Les demandeurs placés en procédure prioritaire sont soumis à la même procédure que les autres et ils reçoivent le même formulaire à remplir. La différence réside dans l’accueil: ils ne reçoivent pas la carte APS leur donnant droit à l’assistance financière et à un logement. Néanmoins, ils peuvent appeler le numéro 115, qui leur cherche un lieu d’hébergement d’urgence. En principe les familles sont logées, ce n’est pas toujours le cas pour les célibataires qui doivent se débrouiller s’il y a pénurie de places. Mais du 1er décembre au 30 mars, une circulaire de «mise à l’abri» contraint les autorités à loger tout le monde.

Motif du pays «sûr»

Néanmoins selon un rapport d’activité de CASAS, le Tribunal Administratif a sanctionné la décision préfectorale de ne pas admettre en procédure normale les demandes dites frauduleuses. Ainsi depuis 2005, la majorité des personnes placés en procédure prioritaire, le sont au seul motif qu’elles viennent de pays dits «sûrs» (une invention de la Suisse, rappelons-le!).

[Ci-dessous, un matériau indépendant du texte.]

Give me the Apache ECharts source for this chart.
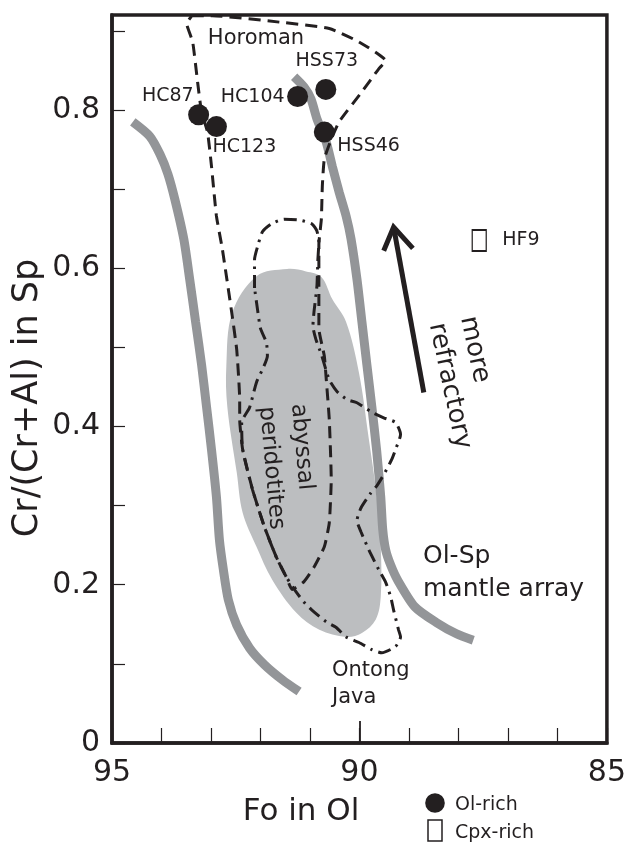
<!DOCTYPE html>
<html>
<head>
<meta charset="utf-8">
<script src="https://cdn.jsdelivr.net/npm/echarts@6/dist/echarts.min.js"></script>
<style>
html,body{margin:0;padding:0;background:#fff;}
#chart{width:629px;height:842px;}
</style>
</head>
<body>
<div id="chart"></div>
<script>
// ---------------- data ----------------
const sampleNames = ['HC87', 'HC123', 'HC104', 'HSS73', 'HSS46'];
const olRichFo = [93.25, 92.89, 91.25, 90.68, 90.71];
const olRichCr = [0.794, 0.779, 0.817, 0.826, 0.772];

const cpxNames = ['HF9'];
const cpxRichFo = [87.58];
const cpxRichCr = [0.635];

// Ol-Sp mantle array boundaries
const mantleLeftFo = [94.58, 94.24, 94.03, 93.87, 93.73, 93.55, 93.43, 93.31, 93.19, 93.09, 92.99, 92.89, 92.83, 92.75, 92.65, 92.48, 92.22, 91.92, 91.56, 91.22];
const mantleLeftCr = [0.785, 0.767, 0.744, 0.719, 0.687, 0.637, 0.586, 0.532, 0.478, 0.425, 0.371, 0.311, 0.257, 0.219, 0.181, 0.149, 0.120, 0.099, 0.080, 0.065];
const mantleRightFo = [91.32, 91.12, 90.98, 90.86, 90.67, 90.55, 90.41, 90.27, 90.17, 90.05, 89.95, 89.85, 89.75, 89.65, 89.57, 89.53, 89.47, 89.37, 89.23, 88.88, 88.44, 88.04, 87.70];
const mantleRightCr = [0.842, 0.829, 0.814, 0.789, 0.759, 0.729, 0.696, 0.666, 0.637, 0.586, 0.532, 0.478, 0.425, 0.368, 0.311, 0.270, 0.244, 0.225, 0.206, 0.172, 0.152, 0.138, 0.130];

// abyssal peridotites field
const abyssalFo = [91.46, 92.08, 92.57, 92.69, 92.67, 92.48, 92.36, 92.08, 91.76, 91.28, 90.81, 90.27, 89.95, 89.67, 89.57, 89.57, 89.65, 89.81, 90.01, 90.27, 90.55, 90.77, 91.08];
const abyssalCr = [0.599, 0.590, 0.544, 0.476, 0.425, 0.342, 0.291, 0.248, 0.206, 0.165, 0.143, 0.134, 0.139, 0.156, 0.185, 0.248, 0.311, 0.384, 0.468, 0.532, 0.561, 0.589, 0.596];

// Horoman field (dashed)
const horomanFo = [93.39, 92.97, 91.62, 90.61, 90.01, 89.47, 89.61, 89.95, 90.41, 90.57, 90.71, 90.75, 90.77, 90.82, 90.82, 90.82, 90.71, 90.67, 90.61, 90.57, 90.61, 90.71, 90.92, 91.12, 91.36, 91.48, 91.68, 91.92, 92.16, 92.36, 92.42, 92.42, 92.48, 92.59, 92.77, 92.89, 92.99, 93.07, 93.19, 93.27, 93.37, 93.49, 93.39];
const horomanCr = [0.919, 0.919, 0.911, 0.903, 0.886, 0.862, 0.852, 0.823, 0.785, 0.763, 0.738, 0.704, 0.662, 0.630, 0.586, 0.524, 0.489, 0.459, 0.409, 0.333, 0.278, 0.248, 0.222, 0.204, 0.194, 0.210, 0.235, 0.273, 0.320, 0.371, 0.409, 0.434, 0.497, 0.548, 0.624, 0.666, 0.729, 0.772, 0.797, 0.835, 0.886, 0.909, 0.919];

// Ontong Java field (dash-dot)
const ontongFo = [92.12, 92.12, 92.06, 91.96, 91.78, 91.52, 91.22, 90.96, 90.86, 90.82, 90.84, 90.86, 90.92, 90.94, 90.88, 90.77, 90.61, 90.45, 90.25, 90.05, 89.75, 89.51, 89.27, 89.17, 89.27, 89.35, 89.51, 89.65, 89.77, 89.97, 90.05, 89.97, 89.81, 89.61, 89.47, 89.37, 89.31, 89.21, 89.17, 89.27, 89.55, 89.75, 90.01, 90.27, 90.47, 90.67, 90.96, 91.12, 91.28, 91.48, 91.68, 91.92, 92.16, 92.36, 92.38, 92.22, 92.08, 91.96, 91.86, 91.88, 92.00, 92.06, 92.12];
const ontongCr = [0.575, 0.611, 0.627, 0.646, 0.656, 0.662, 0.661, 0.656, 0.647, 0.633, 0.611, 0.577, 0.544, 0.527, 0.510, 0.491, 0.459, 0.444, 0.434, 0.430, 0.418, 0.411, 0.405, 0.390, 0.371, 0.358, 0.339, 0.325, 0.316, 0.297, 0.281, 0.267, 0.244, 0.219, 0.203, 0.185, 0.168, 0.143, 0.134, 0.122, 0.114, 0.118, 0.127, 0.134, 0.146, 0.153, 0.168, 0.178, 0.191, 0.210, 0.235, 0.273, 0.320, 0.371, 0.405, 0.424, 0.456, 0.472, 0.489, 0.506, 0.524, 0.548, 0.575];

// "more refractory" arrow
const arrowFo = [88.70, 89.31];
const arrowCr = [0.443, 0.652];
const arrowHeadFo = [89.51, 89.31, 88.92];
const arrowHeadCr = [0.622, 0.652, 0.625];

// axis
const xMin = 85, xMax = 95, yMin = 0, yMax = 0.92;
const xTickLabels = ['85', '90', '95'];
const yTickLabels = ['0', '0.2', '0.4', '0.6', '0.8'];

// ---------------- styling / layout ----------------
const INK = '#231f20';
const FONT = 'DejaVu Sans';
const zip = (a, b) => a.map((v, i) => [v, b[i]]);

const labelPlacement = {
  HC87: { align: 'right', offset: [-5, -19] },
  HC123: { align: 'left', offset: [-4, 20] },
  HC104: { align: 'right', offset: [-13, 1] },
  HSS73: { align: 'center', offset: [1, -28] },
  HSS46: { align: 'left', offset: [13, 14] },
  HF9: { align: 'left', offset: [23, 0] }
};
function pointItem(name, x, y) {
  const p = labelPlacement[name];
  return {
    name: name, value: [x, y],
    label: { show: true, position: 'inside', align: p.align, verticalAlign: 'middle', offset: p.offset,
      formatter: '{b}', color: INK, fontFamily: FONT, fontSize: 19, opacity: 1 }
  };
}

const chart = echarts.init(document.getElementById('chart'), null, { renderer: 'canvas' });

const yLabelFmt = v => {
  const k = Math.round(v * 10);
  if (Math.abs(v * 10 - k) > 1e-6 || k % 2 !== 0) return '';
  const s = k === 0 ? '0' : (k / 10).toFixed(1);
  return yTickLabels.indexOf(s) >= 0 ? s : '';
};
const xLabelFmt = v => {
  const s = String(Math.round(v));
  return xTickLabels.indexOf(s) >= 0 ? s : '';
};

const option = {
  animation: false,
  backgroundColor: '#fff',
  grid: { left: 112, top: 15, width: 497, height: 728, show: true, borderColor: INK, borderWidth: 3.5, backgroundColor: 'transparent' },
  xAxis: [
    { type: 'value', gridIndex: 0, position: 'bottom', min: xMin, max: xMax, interval: 1, inverse: true,
      axisLine: { show: true, lineStyle: { color: INK, width: 3.5 } },
      axisTick: { show: true, inside: true, length: 15, lineStyle: { color: INK, width: 1.2 } },
      axisLabel: { show: false }, splitLine: { show: false } },
    { type: 'value', gridIndex: 0, position: 'bottom', min: xMin, max: xMax, interval: 5, inverse: true,
      axisLine: { show: false },
      axisTick: { show: true, inside: true, length: 22, lineStyle: { color: INK, width: 1.8 } },
      axisLabel: { show: true, margin: 15, color: INK, fontFamily: FONT, fontSize: 30, formatter: xLabelFmt },
      splitLine: { show: false } }
  ],
  yAxis: [
    { type: 'value', min: yMin, max: yMax, interval: 0.1,
      axisLine: { show: true, lineStyle: { color: INK, width: 3.5 } },
      axisTick: { show: true, inside: true, length: 13, lineStyle: { color: INK, width: 1.2 } },
      axisLabel: { show: true, margin: 12, color: INK, fontFamily: FONT, fontSize: 30, formatter: yLabelFmt, showMaxLabel: false },
      splitLine: { show: false } }
  ],
  series: [
    { // abyssal peridotites field
      type: 'custom', name: 'abyssal', z: 1, silent: true,
      data: [0],
      renderItem: function (params, api) {
        const pts = abyssalFo.map((x, i) => api.coord([x, abyssalCr[i]]));
        return { type: 'polygon', shape: { points: pts, smooth: 0.35 }, style: { fill: '#bcbec0', stroke: null } };
      }
    },
    { type: 'line', name: 'mantleLeft', z: 2, data: zip(mantleLeftFo, mantleLeftCr), showSymbol: false, symbol: 'none', smooth: 0.25,
      lineStyle: { color: '#939598', width: 9, cap: 'butt' } },
    { type: 'line', name: 'mantleRight', z: 2, data: zip(mantleRightFo, mantleRightCr), showSymbol: false, symbol: 'none', smooth: 0.25,
      lineStyle: { color: '#939598', width: 9, cap: 'butt' } },
    { type: 'line', name: 'Horoman', z: 3, data: zip(horomanFo, horomanCr), showSymbol: false, symbol: 'none', smooth: 0.15,
      lineStyle: { color: INK, width: 3, type: [12, 7] } },
    { type: 'line', name: 'Ontong Java', z: 3, data: zip(ontongFo, ontongCr), showSymbol: false, symbol: 'none', smooth: 0.2,
      lineStyle: { color: INK, width: 3, type: [13, 6, 2.5, 6] } },
    { type: 'line', name: 'arrow', z: 4, data: zip(arrowFo, arrowCr), showSymbol: false, symbol: 'none',
      lineStyle: { color: INK, width: 5, cap: 'butt' } },
    { type: 'line', name: 'arrowHead', z: 4, data: zip(arrowHeadFo, arrowHeadCr), showSymbol: false, symbol: 'none',
      lineStyle: { color: INK, width: 5, join: 'miter', cap: 'butt' } },
    { type: 'scatter', name: 'Ol-rich', z: 5, symbol: 'circle', symbolSize: 21,
      itemStyle: { color: INK, opacity: 1 },
      data: sampleNames.map((n, i) => pointItem(n, olRichFo[i], olRichCr[i])) },
    { type: 'scatter', name: 'Cpx-rich', z: 5, symbol: 'rect', symbolSize: [14, 21],
      itemStyle: { color: '#fff', borderColor: INK, borderWidth: 1.5, opacity: 1 },
      data: cpxNames.map((n, i) => pointItem(n, cpxRichFo[i], cpxRichCr[i])) }
  ],
  graphic: [
    { type: 'text', x: 28, y: 398, rotation: Math.PI / 2,
      style: { text: 'Cr/(Cr+Al) in Sp', font: '35px "DejaVu Sans"', fill: INK, align: 'center', verticalAlign: 'middle' } },
    { type: 'text', x: 301, y: 812,
      style: { text: 'Fo in Ol', font: '31px "DejaVu Sans"', fill: INK, align: 'center', verticalAlign: 'middle' } },
    { type: 'text', x: 256, y: 39, z: 10,
      style: { text: 'Horoman', font: '21px "DejaVu Sans"', fill: INK, align: 'center', verticalAlign: 'middle' } },
    { type: 'text', x: 282, y: 405, z: 10, rotation: -85 * Math.PI / 180,
      style: { text: 'abyssal\nperidotites', font: '23px "DejaVu Sans"', lineHeight: 32, fill: INK, align: 'left', verticalAlign: 'middle' } },
    { type: 'text', x: 452, y: 320, z: 10, rotation: -78 * Math.PI / 180,
      style: { text: 'more\nrefractory', font: '26px "DejaVu Sans"', lineHeight: 32, fill: INK, align: 'left', verticalAlign: 'middle' } },
    { type: 'text', x: 423, y: 556, z: 10,
      style: { text: 'Ol-Sp', font: '25px "DejaVu Sans"', fill: INK, align: 'left', verticalAlign: 'middle' } },
    { type: 'text', x: 423, y: 589, z: 10,
      style: { text: 'mantle array', font: '25px "DejaVu Sans"', fill: INK, align: 'left', verticalAlign: 'middle' } },
    { type: 'text', x: 332, y: 671, z: 10,
      style: { text: 'Ontong', font: '21px "DejaVu Sans"', fill: INK, align: 'left', verticalAlign: 'middle' } },
    { type: 'text', x: 332, y: 698, z: 10,
      style: { text: 'Java', font: '21px "DejaVu Sans"', fill: INK, align: 'left', verticalAlign: 'middle' } },
    // legend
    { type: 'circle', shape: { cx: 435, cy: 803, r: 9.8 }, style: { fill: INK } },
    { type: 'text', x: 455, y: 805,
      style: { text: 'Ol-rich', font: '19px "DejaVu Sans"', fill: INK, align: 'left', verticalAlign: 'middle' } },
    { type: 'rect', shape: { x: 428, y: 820, width: 14, height: 21 }, style: { fill: '#fff', stroke: INK, lineWidth: 1.5 } },
    { type: 'text', x: 455, y: 833,
      style: { text: 'Cpx-rich', font: '19px "DejaVu Sans"', fill: INK, align: 'left', verticalAlign: 'middle' } }
  ]
};
chart.setOption(option);
</script>
</body>
</html>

Environ un à deux mois après réception du dossier par l’OFPRA, le demandeur (en procédure normale ou prioritaire) est convoqué par cet Office à Paris pour être entendu sur ses motifs d’asile. Pendant tout le temps que dure l’examen de la demande, les demandeurs ne peuvent être renvoyés et se déplacent librement.

Recours gratuit

En cas de refus de l’OFPRA, un recours motivé peut être déposé auprès de la Commission de recours indépendante (CRR) dans un délai de trente jours. Le recours est gratuit. S’ensuit après trois à six mois une deuxième audition à Paris. La réponse de la CRR doit être rendue vingt et un jours après la convocation. Cependant pour les personnes placées en procédure prioritaire, le recours n’a pas d’effet suspensif et elles peuvent donc être mises en rétention en vue de leur renvoi. Sur l’ensemble des cas traités, la CRR a un taux d’acceptation annuel d’environ 15%, le double de celui de l’OFPRA, qui est de 7 à 8%, selon les permanents de CASAS.

Voies de droits extraordinaires

En cas de réponse négative, le demandeur est débouté de l’asile. Il existe cependant des voies de droit extraordinaires. En cas d’éléments nouveaux, une demande de réexamen peut être adressée à l’OFPRA. En cas de graves problèmes de santé, il y a la possibilité de demander un titre de séjour provisoire pour la durée des soins. S’il existe des risques avérés en cas de retour dans le pays d’origine, mais non reconnus dans le cadre de la Convention de Genève, ou une capacité d’insertion avérée (par exemple un travail), ou des liens familiaux en France, une demande de régularisation peut être déposée auprès de la Préfecture. Et, au bout de cinq ans, selon la jurisprudence française, les familles déboutées de l’asile sont régularisées.